◆ **THE PROBLEM**: Copy exactly the lines from the one containing "Clone this chart in seaborn and matplotlib." to the one containing "CJK = ['Noto Sans CJK SC', 'DejaVu Sans']", both lines included, and nothing else.

◆ **DATASET EXTRACT**:
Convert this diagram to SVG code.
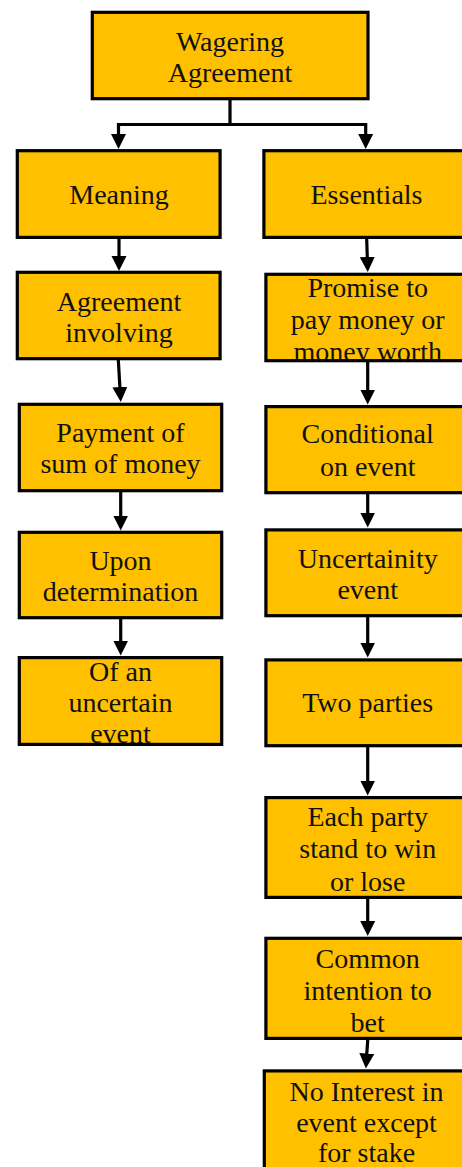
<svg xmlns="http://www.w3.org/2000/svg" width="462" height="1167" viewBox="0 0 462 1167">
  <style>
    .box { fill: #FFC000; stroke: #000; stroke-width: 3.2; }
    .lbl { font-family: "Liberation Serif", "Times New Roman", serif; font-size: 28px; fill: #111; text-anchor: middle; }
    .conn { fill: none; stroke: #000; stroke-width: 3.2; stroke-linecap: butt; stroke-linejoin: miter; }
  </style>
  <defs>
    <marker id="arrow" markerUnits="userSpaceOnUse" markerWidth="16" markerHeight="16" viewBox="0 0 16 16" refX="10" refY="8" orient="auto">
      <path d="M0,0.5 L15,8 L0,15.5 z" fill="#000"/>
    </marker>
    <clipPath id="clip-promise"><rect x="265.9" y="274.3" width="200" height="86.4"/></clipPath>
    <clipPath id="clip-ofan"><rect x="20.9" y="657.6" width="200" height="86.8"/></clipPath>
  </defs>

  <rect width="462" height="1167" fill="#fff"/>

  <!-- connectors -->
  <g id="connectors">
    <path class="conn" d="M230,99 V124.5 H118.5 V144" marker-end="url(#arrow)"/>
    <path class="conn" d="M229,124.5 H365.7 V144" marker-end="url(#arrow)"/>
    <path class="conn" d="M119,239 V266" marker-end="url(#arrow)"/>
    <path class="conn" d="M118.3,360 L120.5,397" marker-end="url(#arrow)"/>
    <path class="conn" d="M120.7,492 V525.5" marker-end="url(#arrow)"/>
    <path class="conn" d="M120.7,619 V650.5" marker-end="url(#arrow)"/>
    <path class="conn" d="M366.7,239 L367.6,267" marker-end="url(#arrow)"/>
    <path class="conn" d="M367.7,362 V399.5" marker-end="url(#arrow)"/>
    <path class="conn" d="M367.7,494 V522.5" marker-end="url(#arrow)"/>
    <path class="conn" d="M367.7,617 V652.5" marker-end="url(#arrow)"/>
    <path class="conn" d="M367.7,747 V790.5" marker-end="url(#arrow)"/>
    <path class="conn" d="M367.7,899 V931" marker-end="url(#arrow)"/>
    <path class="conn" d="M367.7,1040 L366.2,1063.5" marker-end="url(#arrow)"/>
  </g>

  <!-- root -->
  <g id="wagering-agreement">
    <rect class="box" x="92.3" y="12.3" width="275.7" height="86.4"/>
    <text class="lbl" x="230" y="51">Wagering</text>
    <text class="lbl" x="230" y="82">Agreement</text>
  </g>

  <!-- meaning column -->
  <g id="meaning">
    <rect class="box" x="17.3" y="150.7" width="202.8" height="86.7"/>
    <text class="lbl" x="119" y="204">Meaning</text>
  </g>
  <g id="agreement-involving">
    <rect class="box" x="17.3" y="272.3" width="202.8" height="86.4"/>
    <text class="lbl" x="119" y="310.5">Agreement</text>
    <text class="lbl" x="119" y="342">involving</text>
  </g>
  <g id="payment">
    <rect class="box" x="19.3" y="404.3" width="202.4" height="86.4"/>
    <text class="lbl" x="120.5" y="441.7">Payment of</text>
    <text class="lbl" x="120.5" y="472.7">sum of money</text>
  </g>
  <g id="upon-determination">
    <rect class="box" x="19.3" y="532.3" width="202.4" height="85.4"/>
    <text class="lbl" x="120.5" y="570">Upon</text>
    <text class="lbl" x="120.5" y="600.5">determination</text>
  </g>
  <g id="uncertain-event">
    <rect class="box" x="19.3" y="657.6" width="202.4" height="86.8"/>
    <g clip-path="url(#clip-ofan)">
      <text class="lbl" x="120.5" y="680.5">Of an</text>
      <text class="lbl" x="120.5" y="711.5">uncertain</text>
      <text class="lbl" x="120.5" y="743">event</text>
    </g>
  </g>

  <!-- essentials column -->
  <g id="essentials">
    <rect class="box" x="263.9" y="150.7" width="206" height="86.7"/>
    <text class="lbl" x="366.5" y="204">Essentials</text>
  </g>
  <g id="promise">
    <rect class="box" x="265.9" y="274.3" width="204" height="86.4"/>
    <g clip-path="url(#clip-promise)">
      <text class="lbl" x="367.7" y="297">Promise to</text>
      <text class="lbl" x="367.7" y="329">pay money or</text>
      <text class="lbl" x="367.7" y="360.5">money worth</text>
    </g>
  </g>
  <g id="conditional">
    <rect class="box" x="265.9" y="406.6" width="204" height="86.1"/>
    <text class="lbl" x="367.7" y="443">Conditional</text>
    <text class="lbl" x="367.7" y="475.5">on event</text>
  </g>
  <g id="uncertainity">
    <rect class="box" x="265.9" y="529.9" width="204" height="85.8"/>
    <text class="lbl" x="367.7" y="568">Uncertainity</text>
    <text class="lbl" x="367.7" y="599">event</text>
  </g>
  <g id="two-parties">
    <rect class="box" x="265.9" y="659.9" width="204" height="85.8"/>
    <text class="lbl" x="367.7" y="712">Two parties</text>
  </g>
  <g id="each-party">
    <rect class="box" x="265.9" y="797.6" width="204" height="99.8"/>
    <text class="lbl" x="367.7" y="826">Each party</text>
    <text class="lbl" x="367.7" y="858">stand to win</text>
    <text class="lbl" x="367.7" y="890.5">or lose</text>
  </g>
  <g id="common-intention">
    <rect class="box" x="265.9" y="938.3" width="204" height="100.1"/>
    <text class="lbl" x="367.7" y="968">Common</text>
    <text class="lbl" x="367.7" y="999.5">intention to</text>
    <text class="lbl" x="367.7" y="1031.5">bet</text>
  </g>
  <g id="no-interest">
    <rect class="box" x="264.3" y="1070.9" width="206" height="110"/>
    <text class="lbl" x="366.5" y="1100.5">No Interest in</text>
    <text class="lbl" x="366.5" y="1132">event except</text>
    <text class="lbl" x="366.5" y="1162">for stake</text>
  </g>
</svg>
* * *
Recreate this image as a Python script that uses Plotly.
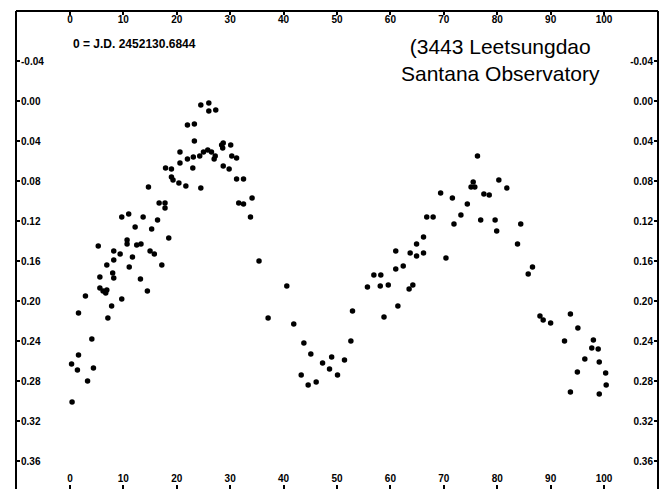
==
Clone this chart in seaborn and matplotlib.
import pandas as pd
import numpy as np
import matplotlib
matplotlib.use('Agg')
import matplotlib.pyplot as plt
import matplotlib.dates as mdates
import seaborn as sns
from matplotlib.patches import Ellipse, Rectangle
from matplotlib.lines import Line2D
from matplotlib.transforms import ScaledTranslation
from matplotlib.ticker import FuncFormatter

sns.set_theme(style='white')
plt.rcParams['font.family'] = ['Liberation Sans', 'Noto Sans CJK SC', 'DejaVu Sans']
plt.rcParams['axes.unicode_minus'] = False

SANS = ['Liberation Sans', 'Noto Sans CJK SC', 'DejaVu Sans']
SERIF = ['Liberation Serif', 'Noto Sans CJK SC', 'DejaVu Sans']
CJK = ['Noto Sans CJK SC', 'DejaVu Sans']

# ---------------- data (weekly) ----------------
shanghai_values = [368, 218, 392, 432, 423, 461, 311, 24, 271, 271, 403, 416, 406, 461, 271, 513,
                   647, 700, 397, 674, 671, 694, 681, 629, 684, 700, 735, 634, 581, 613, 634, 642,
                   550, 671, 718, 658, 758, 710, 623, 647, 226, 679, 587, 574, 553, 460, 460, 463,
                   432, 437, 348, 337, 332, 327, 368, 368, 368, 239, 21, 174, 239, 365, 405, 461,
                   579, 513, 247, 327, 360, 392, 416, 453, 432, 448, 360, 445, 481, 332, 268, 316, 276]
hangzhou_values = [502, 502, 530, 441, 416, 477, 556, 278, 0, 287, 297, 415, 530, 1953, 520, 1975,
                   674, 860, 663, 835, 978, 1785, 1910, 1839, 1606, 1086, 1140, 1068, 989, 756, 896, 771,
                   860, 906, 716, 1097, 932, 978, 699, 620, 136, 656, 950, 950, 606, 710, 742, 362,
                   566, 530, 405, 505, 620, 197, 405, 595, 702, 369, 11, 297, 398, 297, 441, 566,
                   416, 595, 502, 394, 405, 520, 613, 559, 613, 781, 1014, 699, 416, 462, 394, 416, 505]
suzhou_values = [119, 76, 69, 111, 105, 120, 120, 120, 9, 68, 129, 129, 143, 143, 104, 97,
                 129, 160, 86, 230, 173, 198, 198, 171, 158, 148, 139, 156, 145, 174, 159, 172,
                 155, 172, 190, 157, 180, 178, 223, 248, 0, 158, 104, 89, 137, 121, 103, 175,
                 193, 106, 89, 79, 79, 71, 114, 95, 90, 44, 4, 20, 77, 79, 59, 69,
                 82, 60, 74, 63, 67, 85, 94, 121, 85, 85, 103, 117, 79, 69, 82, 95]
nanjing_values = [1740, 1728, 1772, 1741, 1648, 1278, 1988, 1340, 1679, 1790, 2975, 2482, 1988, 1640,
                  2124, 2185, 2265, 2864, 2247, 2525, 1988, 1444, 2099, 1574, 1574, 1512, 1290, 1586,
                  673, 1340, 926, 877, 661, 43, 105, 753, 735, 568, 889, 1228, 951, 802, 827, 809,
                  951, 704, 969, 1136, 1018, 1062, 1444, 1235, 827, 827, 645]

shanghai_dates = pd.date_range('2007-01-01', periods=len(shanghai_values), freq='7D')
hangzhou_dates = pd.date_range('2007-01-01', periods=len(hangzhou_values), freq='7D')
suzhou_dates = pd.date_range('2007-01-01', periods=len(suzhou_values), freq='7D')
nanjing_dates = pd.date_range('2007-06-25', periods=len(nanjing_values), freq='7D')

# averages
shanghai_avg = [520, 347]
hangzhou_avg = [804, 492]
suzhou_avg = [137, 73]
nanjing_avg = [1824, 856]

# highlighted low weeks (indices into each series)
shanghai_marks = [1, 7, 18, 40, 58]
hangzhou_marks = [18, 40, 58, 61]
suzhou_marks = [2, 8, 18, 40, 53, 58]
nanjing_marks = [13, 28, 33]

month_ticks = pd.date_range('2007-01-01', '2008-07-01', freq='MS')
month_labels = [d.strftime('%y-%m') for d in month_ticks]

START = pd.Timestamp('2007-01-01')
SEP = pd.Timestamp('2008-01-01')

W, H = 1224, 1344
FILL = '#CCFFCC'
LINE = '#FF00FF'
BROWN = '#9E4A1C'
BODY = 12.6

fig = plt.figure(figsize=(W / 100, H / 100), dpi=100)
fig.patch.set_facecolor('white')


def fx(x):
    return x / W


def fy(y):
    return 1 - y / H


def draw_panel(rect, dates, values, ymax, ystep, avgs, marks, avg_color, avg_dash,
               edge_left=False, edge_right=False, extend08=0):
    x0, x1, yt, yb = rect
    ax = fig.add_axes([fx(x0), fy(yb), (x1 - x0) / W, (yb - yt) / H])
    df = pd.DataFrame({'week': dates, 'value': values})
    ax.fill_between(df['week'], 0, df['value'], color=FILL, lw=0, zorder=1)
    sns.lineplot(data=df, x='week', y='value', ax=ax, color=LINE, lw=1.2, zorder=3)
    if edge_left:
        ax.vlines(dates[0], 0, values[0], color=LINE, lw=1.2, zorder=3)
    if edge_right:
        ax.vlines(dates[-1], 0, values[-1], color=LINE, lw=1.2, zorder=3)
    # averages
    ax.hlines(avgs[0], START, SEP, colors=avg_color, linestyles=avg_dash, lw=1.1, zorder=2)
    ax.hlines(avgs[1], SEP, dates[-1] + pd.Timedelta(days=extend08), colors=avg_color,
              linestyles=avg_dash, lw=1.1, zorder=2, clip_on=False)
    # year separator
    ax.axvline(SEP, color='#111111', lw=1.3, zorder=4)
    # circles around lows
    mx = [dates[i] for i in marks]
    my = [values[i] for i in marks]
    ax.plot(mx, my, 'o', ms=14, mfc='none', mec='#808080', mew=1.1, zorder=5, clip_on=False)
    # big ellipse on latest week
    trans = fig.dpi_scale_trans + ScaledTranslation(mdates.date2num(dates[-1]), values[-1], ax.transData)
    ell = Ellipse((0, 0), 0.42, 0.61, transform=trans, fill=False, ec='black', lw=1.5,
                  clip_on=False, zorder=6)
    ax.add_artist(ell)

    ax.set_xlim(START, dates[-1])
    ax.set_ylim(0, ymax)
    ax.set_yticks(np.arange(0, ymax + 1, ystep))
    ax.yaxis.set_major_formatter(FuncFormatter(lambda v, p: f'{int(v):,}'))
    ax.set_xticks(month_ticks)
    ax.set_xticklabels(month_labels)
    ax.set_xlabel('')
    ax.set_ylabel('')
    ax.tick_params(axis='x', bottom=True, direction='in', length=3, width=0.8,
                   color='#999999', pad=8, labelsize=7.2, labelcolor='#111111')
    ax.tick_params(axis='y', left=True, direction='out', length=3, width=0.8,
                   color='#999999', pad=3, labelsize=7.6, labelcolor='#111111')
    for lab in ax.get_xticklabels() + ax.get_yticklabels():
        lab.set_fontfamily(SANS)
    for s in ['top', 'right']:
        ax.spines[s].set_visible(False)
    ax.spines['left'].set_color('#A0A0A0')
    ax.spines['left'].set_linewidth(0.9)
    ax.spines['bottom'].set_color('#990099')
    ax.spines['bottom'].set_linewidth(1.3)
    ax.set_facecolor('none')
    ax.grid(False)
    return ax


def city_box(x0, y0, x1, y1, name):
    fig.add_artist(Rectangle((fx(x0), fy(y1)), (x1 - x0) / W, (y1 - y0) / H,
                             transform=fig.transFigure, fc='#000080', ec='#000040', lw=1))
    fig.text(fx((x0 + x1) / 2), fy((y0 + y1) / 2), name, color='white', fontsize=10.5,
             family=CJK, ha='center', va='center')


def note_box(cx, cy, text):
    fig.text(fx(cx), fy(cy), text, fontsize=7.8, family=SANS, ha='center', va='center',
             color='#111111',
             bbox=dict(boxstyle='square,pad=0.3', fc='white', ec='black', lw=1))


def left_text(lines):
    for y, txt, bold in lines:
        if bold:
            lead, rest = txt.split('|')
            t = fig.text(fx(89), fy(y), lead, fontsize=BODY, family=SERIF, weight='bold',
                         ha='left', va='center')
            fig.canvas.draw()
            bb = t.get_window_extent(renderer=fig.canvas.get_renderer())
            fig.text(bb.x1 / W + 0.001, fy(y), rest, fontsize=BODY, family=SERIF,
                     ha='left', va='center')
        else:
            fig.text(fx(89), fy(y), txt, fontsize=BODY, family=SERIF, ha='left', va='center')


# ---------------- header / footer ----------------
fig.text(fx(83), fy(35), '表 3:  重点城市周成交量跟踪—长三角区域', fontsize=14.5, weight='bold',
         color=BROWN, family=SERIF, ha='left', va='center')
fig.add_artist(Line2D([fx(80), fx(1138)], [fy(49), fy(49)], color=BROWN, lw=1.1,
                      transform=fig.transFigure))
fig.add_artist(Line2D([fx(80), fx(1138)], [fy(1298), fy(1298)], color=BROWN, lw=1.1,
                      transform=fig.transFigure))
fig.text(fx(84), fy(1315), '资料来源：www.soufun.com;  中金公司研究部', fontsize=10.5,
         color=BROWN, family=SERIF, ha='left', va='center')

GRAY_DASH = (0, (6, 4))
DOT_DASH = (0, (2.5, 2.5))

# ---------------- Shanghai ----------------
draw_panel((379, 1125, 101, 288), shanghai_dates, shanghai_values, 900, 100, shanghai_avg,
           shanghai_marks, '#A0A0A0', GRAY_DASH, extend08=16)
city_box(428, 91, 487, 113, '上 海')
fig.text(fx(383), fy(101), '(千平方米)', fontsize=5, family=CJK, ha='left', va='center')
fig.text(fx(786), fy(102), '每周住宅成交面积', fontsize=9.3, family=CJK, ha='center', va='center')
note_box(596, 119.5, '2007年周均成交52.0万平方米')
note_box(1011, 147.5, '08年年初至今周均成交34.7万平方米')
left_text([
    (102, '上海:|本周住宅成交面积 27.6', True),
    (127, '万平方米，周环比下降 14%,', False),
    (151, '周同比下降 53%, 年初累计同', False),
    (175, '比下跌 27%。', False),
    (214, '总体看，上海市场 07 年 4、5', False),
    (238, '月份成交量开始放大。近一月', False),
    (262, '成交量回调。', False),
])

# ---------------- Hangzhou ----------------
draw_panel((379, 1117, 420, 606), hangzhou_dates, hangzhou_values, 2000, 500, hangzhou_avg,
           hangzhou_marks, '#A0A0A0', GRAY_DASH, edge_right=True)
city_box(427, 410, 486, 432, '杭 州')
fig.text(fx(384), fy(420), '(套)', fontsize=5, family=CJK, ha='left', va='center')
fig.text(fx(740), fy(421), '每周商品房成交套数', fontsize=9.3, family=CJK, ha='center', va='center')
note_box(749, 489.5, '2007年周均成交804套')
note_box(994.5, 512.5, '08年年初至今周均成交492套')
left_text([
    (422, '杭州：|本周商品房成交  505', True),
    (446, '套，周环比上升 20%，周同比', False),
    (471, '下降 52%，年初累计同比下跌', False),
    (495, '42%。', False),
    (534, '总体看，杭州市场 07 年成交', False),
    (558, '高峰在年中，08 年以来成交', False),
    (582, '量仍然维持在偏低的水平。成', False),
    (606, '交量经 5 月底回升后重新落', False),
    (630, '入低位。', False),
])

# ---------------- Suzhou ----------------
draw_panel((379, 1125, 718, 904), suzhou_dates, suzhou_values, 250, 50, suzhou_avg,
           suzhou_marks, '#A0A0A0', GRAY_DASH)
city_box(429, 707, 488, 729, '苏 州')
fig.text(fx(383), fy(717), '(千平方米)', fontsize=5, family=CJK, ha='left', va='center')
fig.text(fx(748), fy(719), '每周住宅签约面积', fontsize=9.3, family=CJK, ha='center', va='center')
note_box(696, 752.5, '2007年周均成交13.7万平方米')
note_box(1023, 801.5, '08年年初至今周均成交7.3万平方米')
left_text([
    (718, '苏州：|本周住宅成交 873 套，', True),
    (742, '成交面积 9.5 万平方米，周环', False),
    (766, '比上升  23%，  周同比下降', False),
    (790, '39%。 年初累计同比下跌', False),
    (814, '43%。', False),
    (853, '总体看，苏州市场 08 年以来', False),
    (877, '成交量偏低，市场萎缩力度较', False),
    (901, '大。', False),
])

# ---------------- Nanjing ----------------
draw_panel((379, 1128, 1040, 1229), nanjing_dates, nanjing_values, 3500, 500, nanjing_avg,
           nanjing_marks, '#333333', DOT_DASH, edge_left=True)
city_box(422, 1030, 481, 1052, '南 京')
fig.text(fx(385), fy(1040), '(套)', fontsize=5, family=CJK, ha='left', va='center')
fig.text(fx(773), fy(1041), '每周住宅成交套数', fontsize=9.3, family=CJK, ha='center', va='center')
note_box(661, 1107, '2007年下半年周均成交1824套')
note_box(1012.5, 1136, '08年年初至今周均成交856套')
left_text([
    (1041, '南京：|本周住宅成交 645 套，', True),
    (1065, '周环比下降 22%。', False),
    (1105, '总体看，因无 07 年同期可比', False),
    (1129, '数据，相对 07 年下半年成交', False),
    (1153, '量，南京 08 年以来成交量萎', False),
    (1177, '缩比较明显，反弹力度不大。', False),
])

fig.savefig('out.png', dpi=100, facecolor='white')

◆ **RESULT OF THE EXERCISE**:
Clone this chart in seaborn and matplotlib.
import pandas as pd
import numpy as np
import matplotlib
matplotlib.use('Agg')
import matplotlib.pyplot as plt
import matplotlib.dates as mdates
import seaborn as sns
from matplotlib.patches import Ellipse, Rectangle
from matplotlib.lines import Line2D
from matplotlib.transforms import ScaledTranslation
from matplotlib.ticker import FuncFormatter

sns.set_theme(style='white')
plt.rcParams['font.family'] = ['Liberation Sans', 'Noto Sans CJK SC', 'DejaVu Sans']
plt.rcParams['axes.unicode_minus'] = False

SANS = ['Liberation Sans', 'Noto Sans CJK SC', 'DejaVu Sans']
SERIF = ['Liberation Serif', 'Noto Sans CJK SC', 'DejaVu Sans']
CJK = ['Noto Sans CJK SC', 'DejaVu Sans']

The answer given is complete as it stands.